Valuation of a Business means determining its fair economic value by following a complex set of rules. This requires knowledge of various factors and valuation techniques besides professional experience and good judgement. A business valuation might include analysing a company’s management, its capital structure, expected future cash flows, or the market value of its assets. The tools used for valuation usually vary among businesses, industries and evaluators.

Following are some of the factors that should be considered while valuing a business.

Why Should a Business be Valued?

Business valuation begins with identifying the purpose behind it. The purpose for the valuation will determine the standard of value to apply and the basis of value which in turn will determine the valuation approach to be used and the assumptions made in arriving at the valuation. A business could be valued for the following purposes:

  1. Sale of the Business
  2. Business Merger or Acquisition
  3. Litigation
  4. Tax Purposes
  5. Bankruptcy
  6. Marital Dissolution

Key Principles of Business Valuation

Business owners who want to create value and wealth must know the following principles

  1. The Value of a business changes every day and is defined only at a specific point of time.
  2. A company’s value is based on its ability to generate future cash flow.
  3. Market forces determine the rate of return required by prospective buyers in the market place.
  4. Value of a business may be influenced by underlying net intangible assets.
  5. The transferability of a business’ cash flows to a potential purchaser will impact the company’s value.
  6. The value of a business is influenced by liquidity.
  7. The ability to control is something that any buyer will pay a premium for

What Basis of Value to be Applied?

The Basis of Value takes into account the perspectives of the parties, i.e., the buyer and seller, to the transaction. The basis of value explains the type of value being measured and impacts the valuation approach which will be used, inputs and assumptions in the approach.

What Premise of Value to be Used?

The premise of the value is based on the purpose for the valuation and the basis of the value. The premise of value is either one of the following

  1. A Going Concern Premise

This approach assumes that the company will continue to operate as a business and its assets will be continually used.

  1. A Forced Liquidation Premise

This valuation premise assumes that the company will not continue operation and its assets will be operated or sold individually.

The premise of value for a business may be substantially higher for an M&A

How Has The Business Performed So Far? 

In order to establish how a business has performed historically it is important to understand its history and evolution, its management and ownership structure. Various metrics like P/E ratio, Price to Book Ratio, Price to Free Cash Flow and Sales Price for recent transactions can be used to compare a company’s performance to other similar companies. In order to analyse a company’s historical performance, one must also consider its non-operating assets

  How will the Company Perform in the Future?

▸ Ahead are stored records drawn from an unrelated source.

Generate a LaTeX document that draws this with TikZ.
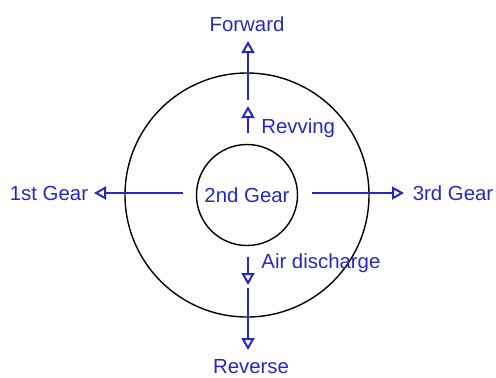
\documentclass[tikz,border=0pt]{standalone}
\usepackage{fontspec}
\setmainfont{Liberation Sans}
\usepackage{xcolor}
\usepackage{tikz}
\usetikzlibrary{positioning, arrows.meta}
\definecolor{gearblue}{RGB}{40,40,200}

\begin{document}
\begin{tikzpicture}[x=0.5pt, y=-0.5pt, >={Triangle[open, length=6pt, width=6.5pt, fill=white]}]
    \tikzstyle{ring} = [draw, circle, line width=0.7pt, inner sep=0pt]
    \tikzstyle{lbl} = [text=gearblue, inner sep=1pt, font=\fontsize{10.2}{12}\selectfont]
    \tikzstyle{arr} = [->, draw=gearblue, line width=1pt]

    \useasboundingbox (0,0) rectangle (496,377);

    % Cerchi
    \node[ring, minimum size=244pt/2] (outer) at (247,195) {};
    \node[ring, minimum size=101pt/2] (inner) at (247,195) {};
    \node[lbl] (second) at (247,195) {2nd Gear};

    % Etichette
    \node[lbl] (fwd) at (247,24) {Forward};
    \node[lbl] (rev) at (251,367) {Reverse};
    \node[lbl] (first) at (49,193) {1st Gear};
    \node[lbl] (third) at (453,193) {3rd Gear};
    \node[lbl, anchor=west] (revv) at (259,128) {Revving};
    \node[lbl, anchor=west] (air) at (259,263) {Air discharge};

    % Punti delle frecce
    \coordinate (u1) at (248,133);
    \coordinate (u2) at (248,106);
    \coordinate (u3) at (248,100);
    \coordinate (u4) at (248,41);
    \coordinate (d1) at (248,257);
    \coordinate (d2) at (248,285);
    \coordinate (d3) at (248,288);
    \coordinate (d4) at (248,350);
    \coordinate (l1) at (183,193);
    \coordinate (l2) at (94,193);
    \coordinate (r1) at (312,193);
    \coordinate (r2) at (404,193);

    % Frecce
    \draw[arr] (u1) -- (u2);
    \draw[arr] (u3) -- (u4);
    \draw[arr] (d1) -- (d2);
    \draw[arr] (d3) -- (d4);
    \draw[arr] (l1) -- (l2);
    \draw[arr] (r1) -- (r2);
\end{tikzpicture}
\end{document}
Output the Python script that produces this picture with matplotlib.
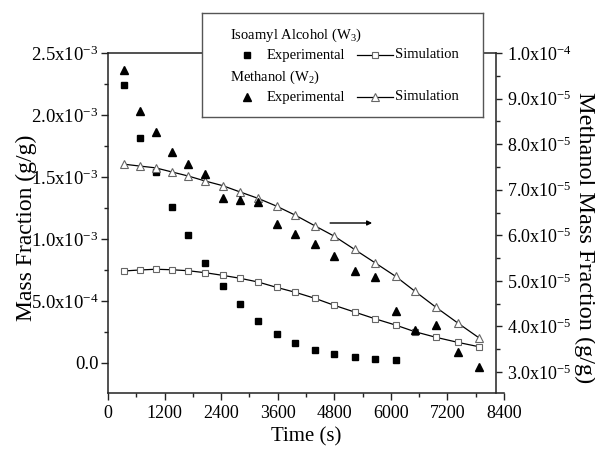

While a company’s past performance is important, an investor is more concerned about its future outlook. The future outlook is in turn determined by its current performance and its current strategy. Based on this we can forecast the company’s future revenues, market share, operating expenses and cost of capital. These metrics can be compared with the metrics of other companies in the similar industry to understand a company’s future prospects.

The future outlook of the business also depends on the company management’s plan for ongoing value creation and its strategic plan for the future.

Which Valuation Approach to Use?

Once all the above parameters are established, the valuation approach to be used must be established. The following are the 3 basic business valuation approaches:

  1. Market Approach

Value of a company can be arrived at by using 2 market approaches.

In the first approach the value indicators (multiples) of comparable companies are averaged and the average is applied to the subject company. This is not a very precise approach.

In the second approach the value of a company can be determined on the basis of recent sales or asking price of similar businesses.

Limitations of the market approach include limited data as not much data of comparable companies may be available. Also very few companies are available for comparison when valuing large and complex companies. Another disadvantage is that it is difficult to value intangibles like intellectual property, customer relationship and contracts.

  1. Income Approach

The Income Approach is a classic method of valuing a company by converting its future cash flows into a single present discounted amount while reflecting the current expectations about future cash flows.

The Discounted Cash Flow (DCF) is the most followed approach under this method. The DCF approach involves the following steps

  • Estimate Annual Cash Flows
  • Convert the future estimated cash flows into current cash value equivalent
  • Estimate the residual value at the end of forecast period
  • Convert the residual value into current cash equivalent
  • Add the current value of estimated cash flows to current value of residual value to arrive at the current value of the company

The major limitation of this approach is that it is subject to various assumptions and a change in the assumptions such as forecast period or cost of capital can have a big impact on the estimated value.

  1. Cost Approach

This approach reflects the amount that would be required currently to replace the service capacity of an asset. The logic in this approach is that investors will not pay more for an asset than they would pay for a substitute asset of equal utility.

Arriving at the Final Value 

Before applying any of the valuation approaches everything from the purpose of the valuation, the basis and the premise of the value assumed, the past performance and future outlook of the company must be considered. In order to arrive at a fair and accurate value of a company the major challenge is to select the most appropriate valuation method and making the necessary adjustments. Thus valuation of a business is a complex process since not only quantitative factors but a lot of qualitative factors also have to be considered.